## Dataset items

▬▬▬

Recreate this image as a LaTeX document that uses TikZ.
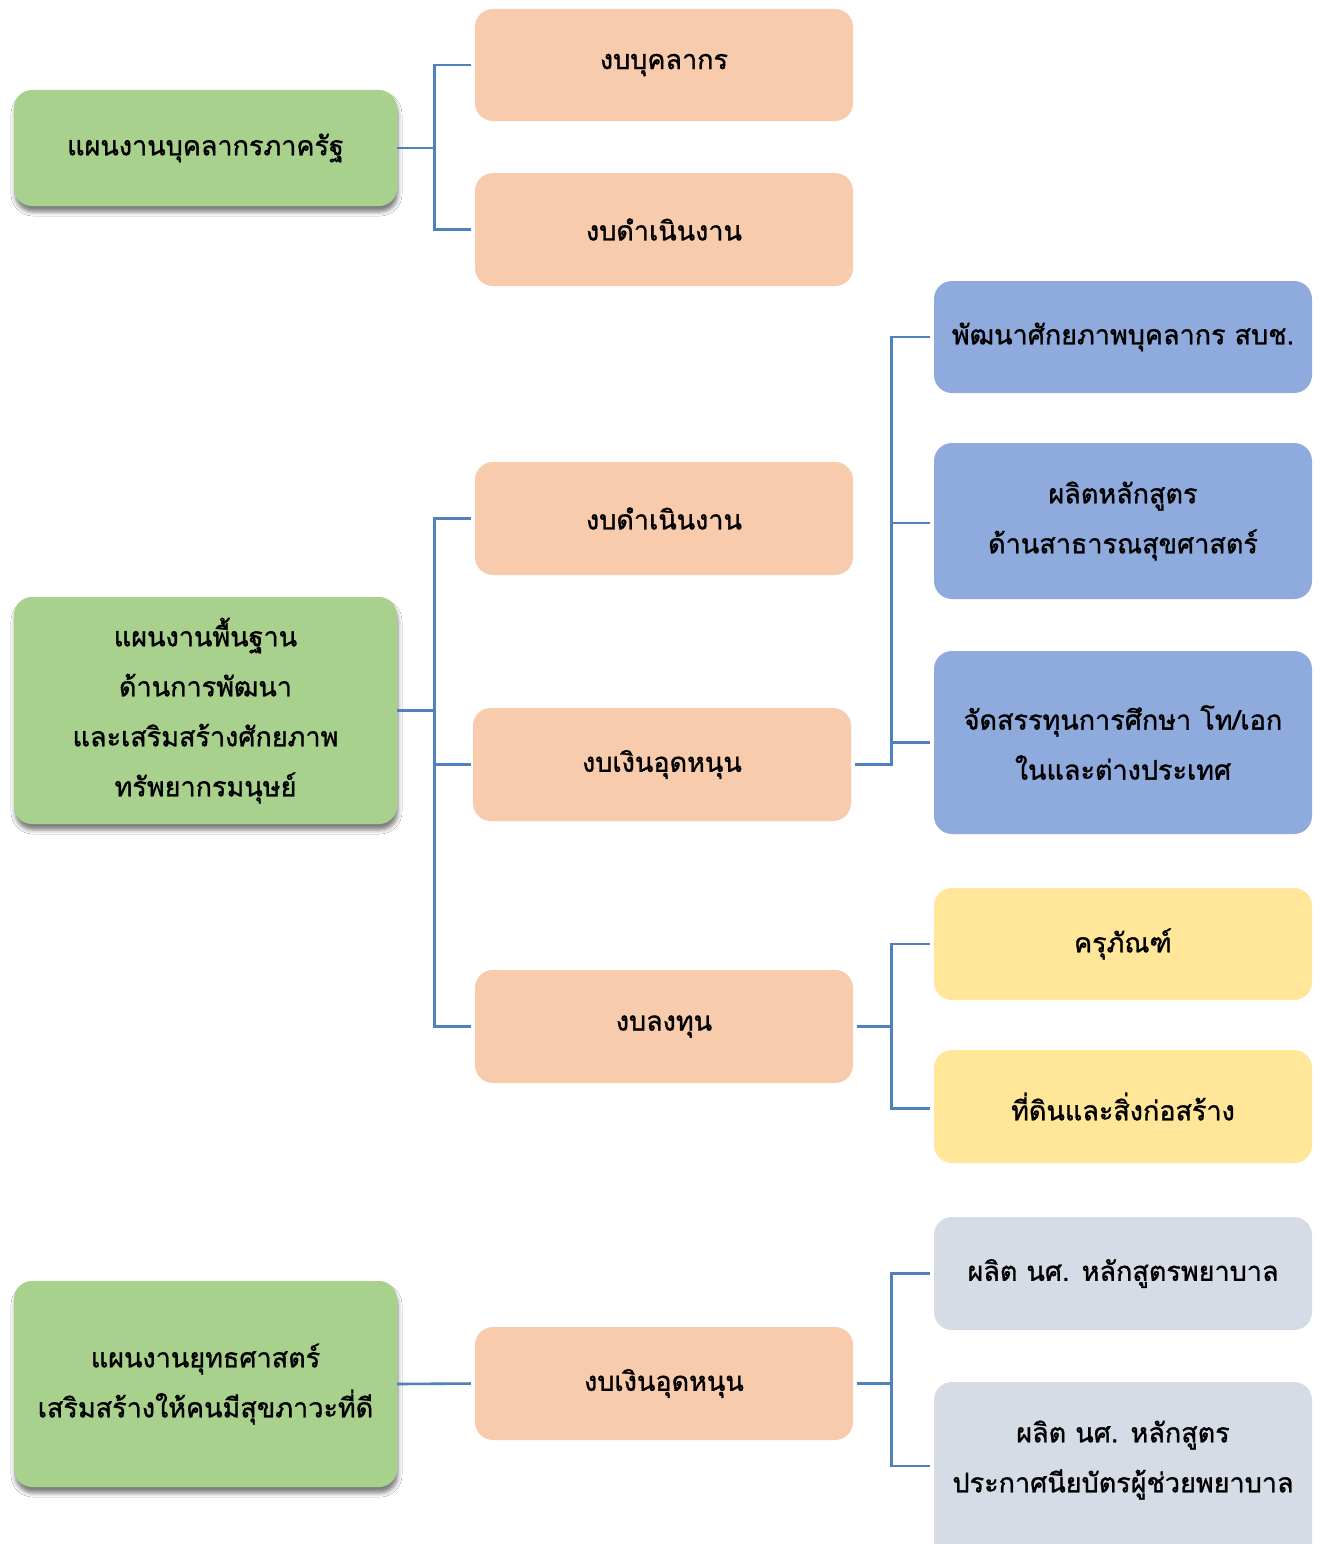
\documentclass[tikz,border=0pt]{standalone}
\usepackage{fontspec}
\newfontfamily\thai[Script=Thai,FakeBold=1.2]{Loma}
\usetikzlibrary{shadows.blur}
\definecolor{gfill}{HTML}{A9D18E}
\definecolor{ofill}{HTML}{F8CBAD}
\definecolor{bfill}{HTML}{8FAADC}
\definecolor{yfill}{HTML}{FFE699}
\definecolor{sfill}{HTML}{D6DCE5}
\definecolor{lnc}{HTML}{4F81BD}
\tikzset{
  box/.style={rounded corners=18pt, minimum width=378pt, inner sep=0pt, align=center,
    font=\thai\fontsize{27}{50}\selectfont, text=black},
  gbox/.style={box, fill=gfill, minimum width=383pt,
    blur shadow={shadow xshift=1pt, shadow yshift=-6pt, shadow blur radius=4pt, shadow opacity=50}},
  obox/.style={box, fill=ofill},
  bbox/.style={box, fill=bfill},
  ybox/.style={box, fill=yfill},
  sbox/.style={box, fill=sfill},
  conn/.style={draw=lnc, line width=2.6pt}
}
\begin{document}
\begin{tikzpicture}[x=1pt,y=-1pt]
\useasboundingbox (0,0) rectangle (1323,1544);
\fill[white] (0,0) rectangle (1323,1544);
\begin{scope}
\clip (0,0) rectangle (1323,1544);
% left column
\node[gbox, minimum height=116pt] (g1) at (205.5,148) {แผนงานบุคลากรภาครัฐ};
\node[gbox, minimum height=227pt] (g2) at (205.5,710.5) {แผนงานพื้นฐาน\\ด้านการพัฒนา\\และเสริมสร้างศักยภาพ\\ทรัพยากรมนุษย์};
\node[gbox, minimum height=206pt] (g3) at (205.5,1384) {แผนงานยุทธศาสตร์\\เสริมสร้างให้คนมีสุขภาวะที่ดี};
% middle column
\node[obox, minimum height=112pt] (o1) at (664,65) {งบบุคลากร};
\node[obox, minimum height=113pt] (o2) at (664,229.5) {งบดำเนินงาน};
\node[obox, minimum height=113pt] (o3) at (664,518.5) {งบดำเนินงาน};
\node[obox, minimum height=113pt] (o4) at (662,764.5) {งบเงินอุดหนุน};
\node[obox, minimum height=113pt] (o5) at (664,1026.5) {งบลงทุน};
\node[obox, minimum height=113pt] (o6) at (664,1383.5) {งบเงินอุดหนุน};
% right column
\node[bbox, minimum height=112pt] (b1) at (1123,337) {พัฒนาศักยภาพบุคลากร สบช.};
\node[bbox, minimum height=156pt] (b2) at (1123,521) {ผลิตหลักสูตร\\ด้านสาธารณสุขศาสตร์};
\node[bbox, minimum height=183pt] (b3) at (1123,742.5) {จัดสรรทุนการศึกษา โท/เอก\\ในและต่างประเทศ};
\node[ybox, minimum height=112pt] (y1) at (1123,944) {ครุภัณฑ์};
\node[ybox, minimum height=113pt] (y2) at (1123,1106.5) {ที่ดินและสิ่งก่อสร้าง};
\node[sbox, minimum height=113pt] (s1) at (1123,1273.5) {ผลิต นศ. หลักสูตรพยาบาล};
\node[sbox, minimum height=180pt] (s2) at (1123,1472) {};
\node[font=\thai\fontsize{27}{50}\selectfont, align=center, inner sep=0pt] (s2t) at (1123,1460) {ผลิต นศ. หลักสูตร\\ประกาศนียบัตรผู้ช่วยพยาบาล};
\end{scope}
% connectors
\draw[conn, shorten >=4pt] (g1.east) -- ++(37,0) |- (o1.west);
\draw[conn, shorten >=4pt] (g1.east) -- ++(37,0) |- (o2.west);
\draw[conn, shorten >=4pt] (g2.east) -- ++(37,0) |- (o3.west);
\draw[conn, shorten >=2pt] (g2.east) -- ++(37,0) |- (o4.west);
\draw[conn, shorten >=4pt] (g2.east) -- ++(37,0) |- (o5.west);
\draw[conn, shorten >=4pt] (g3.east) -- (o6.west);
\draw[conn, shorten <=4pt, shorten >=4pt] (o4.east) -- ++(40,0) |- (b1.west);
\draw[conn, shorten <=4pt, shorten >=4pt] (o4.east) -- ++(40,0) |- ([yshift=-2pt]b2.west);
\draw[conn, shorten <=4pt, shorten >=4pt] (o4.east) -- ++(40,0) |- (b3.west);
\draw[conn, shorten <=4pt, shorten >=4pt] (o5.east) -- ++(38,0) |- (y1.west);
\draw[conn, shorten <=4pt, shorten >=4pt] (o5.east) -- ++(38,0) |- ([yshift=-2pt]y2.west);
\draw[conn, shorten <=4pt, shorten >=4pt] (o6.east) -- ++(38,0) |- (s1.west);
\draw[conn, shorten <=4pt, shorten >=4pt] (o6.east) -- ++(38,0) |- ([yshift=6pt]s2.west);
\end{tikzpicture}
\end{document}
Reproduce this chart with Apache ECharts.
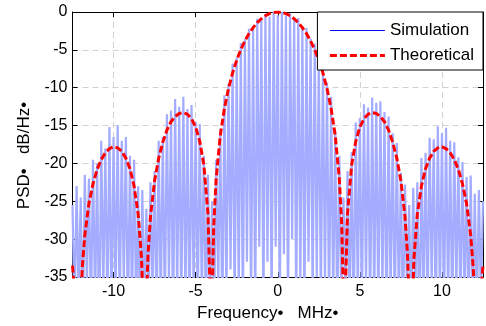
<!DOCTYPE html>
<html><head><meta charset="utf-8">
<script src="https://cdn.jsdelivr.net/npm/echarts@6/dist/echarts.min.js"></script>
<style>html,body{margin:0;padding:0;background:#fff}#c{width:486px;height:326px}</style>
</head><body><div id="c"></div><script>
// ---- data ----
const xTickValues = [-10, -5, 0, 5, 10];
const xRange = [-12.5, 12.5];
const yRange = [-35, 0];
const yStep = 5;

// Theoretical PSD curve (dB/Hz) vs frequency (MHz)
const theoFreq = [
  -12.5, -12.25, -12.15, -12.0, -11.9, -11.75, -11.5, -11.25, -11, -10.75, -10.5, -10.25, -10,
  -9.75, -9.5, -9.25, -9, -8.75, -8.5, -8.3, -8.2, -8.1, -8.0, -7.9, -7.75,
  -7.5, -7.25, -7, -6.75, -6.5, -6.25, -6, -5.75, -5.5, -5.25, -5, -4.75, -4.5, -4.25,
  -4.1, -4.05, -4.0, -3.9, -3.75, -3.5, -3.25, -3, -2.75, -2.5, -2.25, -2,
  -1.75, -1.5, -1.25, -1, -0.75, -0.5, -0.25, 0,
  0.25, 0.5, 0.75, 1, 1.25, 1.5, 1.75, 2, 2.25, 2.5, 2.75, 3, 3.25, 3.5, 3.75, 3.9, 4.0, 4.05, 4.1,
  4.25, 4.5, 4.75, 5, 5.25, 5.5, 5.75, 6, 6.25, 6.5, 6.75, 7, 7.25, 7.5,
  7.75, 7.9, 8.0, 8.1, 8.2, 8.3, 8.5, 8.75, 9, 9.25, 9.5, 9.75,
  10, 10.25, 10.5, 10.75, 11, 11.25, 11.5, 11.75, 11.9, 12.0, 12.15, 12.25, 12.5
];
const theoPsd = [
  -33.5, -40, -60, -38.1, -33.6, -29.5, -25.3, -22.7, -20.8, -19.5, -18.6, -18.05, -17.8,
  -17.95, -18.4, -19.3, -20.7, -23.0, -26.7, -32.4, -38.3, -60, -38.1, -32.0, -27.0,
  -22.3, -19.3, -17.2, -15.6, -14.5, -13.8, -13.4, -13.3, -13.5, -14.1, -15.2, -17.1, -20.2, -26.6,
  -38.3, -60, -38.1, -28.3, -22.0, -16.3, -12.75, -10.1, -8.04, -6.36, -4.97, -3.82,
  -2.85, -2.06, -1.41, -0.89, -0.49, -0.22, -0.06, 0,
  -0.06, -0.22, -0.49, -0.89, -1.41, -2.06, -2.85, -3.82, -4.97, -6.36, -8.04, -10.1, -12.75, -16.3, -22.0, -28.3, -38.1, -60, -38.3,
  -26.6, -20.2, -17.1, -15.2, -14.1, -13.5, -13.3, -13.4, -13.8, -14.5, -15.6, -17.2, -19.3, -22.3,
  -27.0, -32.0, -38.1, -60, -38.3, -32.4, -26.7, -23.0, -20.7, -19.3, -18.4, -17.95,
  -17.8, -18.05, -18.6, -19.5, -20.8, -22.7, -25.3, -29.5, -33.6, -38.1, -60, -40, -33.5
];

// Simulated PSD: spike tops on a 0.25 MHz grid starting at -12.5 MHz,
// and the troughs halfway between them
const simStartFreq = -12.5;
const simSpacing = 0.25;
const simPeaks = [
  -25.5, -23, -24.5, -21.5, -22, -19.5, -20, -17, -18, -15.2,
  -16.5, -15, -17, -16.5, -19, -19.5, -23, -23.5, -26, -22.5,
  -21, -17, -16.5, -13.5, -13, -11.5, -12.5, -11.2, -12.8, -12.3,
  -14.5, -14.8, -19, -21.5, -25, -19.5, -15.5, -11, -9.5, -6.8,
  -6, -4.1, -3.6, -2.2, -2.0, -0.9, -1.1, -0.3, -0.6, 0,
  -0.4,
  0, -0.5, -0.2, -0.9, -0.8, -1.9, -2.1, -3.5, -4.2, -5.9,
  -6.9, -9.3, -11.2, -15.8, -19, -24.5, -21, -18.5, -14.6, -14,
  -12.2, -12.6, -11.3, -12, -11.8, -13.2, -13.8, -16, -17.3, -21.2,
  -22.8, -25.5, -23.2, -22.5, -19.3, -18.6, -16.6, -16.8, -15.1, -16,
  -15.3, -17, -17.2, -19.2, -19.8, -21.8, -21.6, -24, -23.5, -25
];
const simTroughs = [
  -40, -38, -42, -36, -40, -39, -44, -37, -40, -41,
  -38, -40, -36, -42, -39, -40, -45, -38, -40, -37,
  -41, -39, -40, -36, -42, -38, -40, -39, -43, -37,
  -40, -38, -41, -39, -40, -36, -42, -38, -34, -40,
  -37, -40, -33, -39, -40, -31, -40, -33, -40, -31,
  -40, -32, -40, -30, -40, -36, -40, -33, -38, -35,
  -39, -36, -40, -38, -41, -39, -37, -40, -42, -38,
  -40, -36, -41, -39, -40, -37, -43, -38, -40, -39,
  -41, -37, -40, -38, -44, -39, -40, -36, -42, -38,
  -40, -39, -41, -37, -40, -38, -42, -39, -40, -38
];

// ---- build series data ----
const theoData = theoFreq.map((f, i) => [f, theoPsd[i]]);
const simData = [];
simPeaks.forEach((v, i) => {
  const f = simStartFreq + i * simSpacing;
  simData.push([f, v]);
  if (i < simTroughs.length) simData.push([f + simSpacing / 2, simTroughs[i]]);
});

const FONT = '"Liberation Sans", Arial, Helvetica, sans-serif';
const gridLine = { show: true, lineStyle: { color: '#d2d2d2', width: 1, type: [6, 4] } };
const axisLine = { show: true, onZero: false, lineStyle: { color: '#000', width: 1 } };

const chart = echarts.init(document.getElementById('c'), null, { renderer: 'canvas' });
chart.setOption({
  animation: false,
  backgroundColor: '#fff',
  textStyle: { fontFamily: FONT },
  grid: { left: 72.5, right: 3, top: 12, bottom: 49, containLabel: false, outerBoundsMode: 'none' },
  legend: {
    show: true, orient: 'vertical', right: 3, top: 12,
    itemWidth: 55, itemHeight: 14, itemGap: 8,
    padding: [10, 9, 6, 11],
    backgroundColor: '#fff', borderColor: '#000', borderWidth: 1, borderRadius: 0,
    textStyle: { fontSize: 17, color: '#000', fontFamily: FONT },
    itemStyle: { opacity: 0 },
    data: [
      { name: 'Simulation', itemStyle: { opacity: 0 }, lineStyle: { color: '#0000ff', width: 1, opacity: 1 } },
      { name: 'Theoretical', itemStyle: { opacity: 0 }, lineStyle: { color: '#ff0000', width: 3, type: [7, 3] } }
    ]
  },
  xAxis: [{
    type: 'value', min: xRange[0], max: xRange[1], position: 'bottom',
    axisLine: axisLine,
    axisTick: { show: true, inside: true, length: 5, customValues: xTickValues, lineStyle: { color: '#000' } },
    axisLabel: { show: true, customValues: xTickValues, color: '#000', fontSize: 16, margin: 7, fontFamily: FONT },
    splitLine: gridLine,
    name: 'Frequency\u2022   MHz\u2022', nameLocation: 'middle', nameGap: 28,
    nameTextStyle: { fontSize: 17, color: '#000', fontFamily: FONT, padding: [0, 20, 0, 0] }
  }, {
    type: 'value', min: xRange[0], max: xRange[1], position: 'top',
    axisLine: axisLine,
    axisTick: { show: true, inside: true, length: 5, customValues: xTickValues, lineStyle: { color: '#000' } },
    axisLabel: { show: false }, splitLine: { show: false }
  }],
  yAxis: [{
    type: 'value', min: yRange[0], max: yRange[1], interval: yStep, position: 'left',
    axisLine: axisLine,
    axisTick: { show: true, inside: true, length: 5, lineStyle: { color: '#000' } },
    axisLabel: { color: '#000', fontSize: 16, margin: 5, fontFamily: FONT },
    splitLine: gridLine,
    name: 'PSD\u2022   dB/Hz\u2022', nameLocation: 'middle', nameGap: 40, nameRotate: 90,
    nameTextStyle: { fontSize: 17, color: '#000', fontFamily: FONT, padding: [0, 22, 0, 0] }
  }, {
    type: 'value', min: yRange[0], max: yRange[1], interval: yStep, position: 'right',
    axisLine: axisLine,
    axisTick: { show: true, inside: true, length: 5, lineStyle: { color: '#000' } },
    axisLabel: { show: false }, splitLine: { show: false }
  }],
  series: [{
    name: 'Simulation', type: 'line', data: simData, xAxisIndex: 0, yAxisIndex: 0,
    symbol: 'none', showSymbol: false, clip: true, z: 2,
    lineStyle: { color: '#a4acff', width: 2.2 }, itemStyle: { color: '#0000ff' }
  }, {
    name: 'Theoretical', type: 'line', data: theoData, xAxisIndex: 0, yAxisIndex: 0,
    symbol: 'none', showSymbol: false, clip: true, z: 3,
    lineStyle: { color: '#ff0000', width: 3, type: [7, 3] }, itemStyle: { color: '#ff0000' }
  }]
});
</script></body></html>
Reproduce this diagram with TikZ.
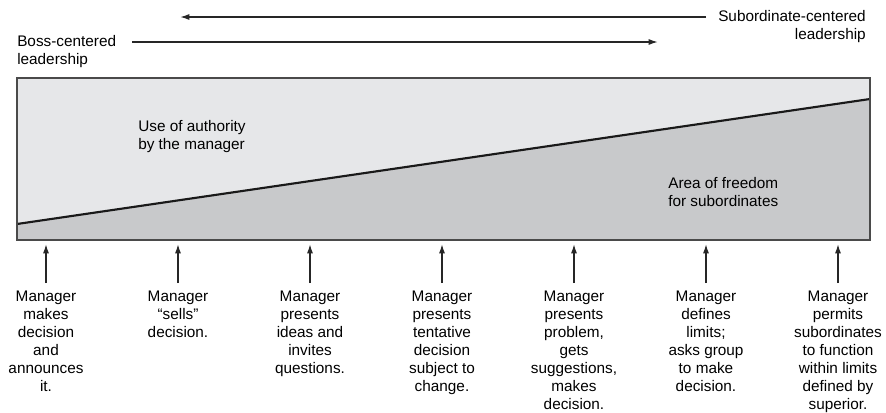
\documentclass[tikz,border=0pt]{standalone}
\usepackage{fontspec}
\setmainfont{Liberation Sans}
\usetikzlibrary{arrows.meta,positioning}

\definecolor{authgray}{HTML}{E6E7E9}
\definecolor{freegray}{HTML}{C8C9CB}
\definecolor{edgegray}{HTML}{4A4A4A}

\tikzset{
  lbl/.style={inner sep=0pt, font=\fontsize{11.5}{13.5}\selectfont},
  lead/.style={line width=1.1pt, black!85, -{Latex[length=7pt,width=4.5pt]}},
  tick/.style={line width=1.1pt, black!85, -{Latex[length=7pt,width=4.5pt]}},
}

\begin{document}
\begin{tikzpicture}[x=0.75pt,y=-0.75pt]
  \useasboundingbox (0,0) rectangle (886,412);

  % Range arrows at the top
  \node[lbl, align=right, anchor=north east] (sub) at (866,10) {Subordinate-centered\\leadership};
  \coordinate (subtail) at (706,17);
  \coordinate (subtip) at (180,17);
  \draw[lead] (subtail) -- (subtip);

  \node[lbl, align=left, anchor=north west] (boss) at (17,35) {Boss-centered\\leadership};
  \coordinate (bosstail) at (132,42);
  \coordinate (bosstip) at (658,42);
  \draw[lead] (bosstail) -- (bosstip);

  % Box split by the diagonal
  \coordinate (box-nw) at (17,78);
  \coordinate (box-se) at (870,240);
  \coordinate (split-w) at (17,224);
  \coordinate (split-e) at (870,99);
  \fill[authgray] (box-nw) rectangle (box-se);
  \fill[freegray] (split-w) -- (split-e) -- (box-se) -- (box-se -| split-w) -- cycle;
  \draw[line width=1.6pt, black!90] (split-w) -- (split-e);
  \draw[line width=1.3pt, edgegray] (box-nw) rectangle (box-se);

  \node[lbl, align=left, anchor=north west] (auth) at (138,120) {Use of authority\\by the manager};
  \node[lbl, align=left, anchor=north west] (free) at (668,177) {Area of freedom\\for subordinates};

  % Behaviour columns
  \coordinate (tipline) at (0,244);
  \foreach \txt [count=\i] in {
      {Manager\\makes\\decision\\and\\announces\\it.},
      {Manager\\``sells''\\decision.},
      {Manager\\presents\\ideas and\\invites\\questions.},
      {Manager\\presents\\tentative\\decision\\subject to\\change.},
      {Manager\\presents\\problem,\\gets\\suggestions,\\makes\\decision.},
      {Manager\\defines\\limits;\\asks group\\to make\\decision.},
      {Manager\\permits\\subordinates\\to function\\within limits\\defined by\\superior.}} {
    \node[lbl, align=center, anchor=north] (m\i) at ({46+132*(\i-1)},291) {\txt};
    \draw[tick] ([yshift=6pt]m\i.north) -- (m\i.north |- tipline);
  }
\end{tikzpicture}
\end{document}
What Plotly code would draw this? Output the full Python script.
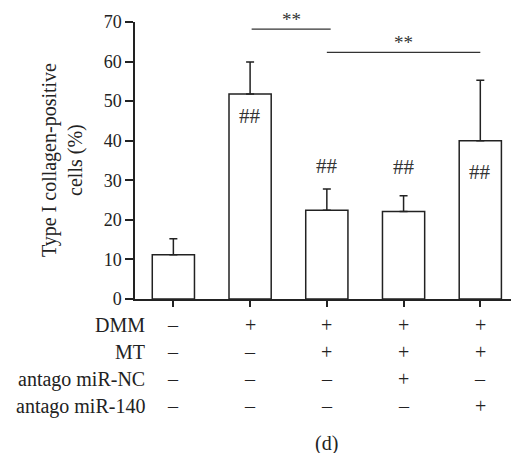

▬▬▬

Pictures should be left out. Retype only the run of lines from the line containing "Reproduce this diagram with TikZ." to the line containing "anchor=north west] (free)", inclusive.

Reproduce this diagram with TikZ.
\documentclass[tikz,border=0pt]{standalone}
\usepackage{fontspec}
\setmainfont{Liberation Sans}
\usetikzlibrary{arrows.meta,positioning}

\definecolor{authgray}{HTML}{E6E7E9}
\definecolor{freegray}{HTML}{C8C9CB}
\definecolor{edgegray}{HTML}{4A4A4A}

\tikzset{
  lbl/.style={inner sep=0pt, font=\fontsize{11.5}{13.5}\selectfont},
  lead/.style={line width=1.1pt, black!85, -{Latex[length=7pt,width=4.5pt]}},
  tick/.style={line width=1.1pt, black!85, -{Latex[length=7pt,width=4.5pt]}},
}

\begin{document}
\begin{tikzpicture}[x=0.75pt,y=-0.75pt]
  \useasboundingbox (0,0) rectangle (886,412);

  % Range arrows at the top
  \node[lbl, align=right, anchor=north east] (sub) at (866,10) {Subordinate-centered\\leadership};
  \coordinate (subtail) at (706,17);
  \coordinate (subtip) at (180,17);
  \draw[lead] (subtail) -- (subtip);

  \node[lbl, align=left, anchor=north west] (boss) at (17,35) {Boss-centered\\leadership};
  \coordinate (bosstail) at (132,42);
  \coordinate (bosstip) at (658,42);
  \draw[lead] (bosstail) -- (bosstip);

  % Box split by the diagonal
  \coordinate (box-nw) at (17,78);
  \coordinate (box-se) at (870,240);
  \coordinate (split-w) at (17,224);
  \coordinate (split-e) at (870,99);
  \fill[authgray] (box-nw) rectangle (box-se);
  \fill[freegray] (split-w) -- (split-e) -- (box-se) -- (box-se -| split-w) -- cycle;
  \draw[line width=1.6pt, black!90] (split-w) -- (split-e);
  \draw[line width=1.3pt, edgegray] (box-nw) rectangle (box-se);

  \node[lbl, align=left, anchor=north west] (auth) at (138,120) {Use of authority\\by the manager};
  \node[lbl, align=left, anchor=north west] (free) at (668,177) {Area of freedom\\for subordinates};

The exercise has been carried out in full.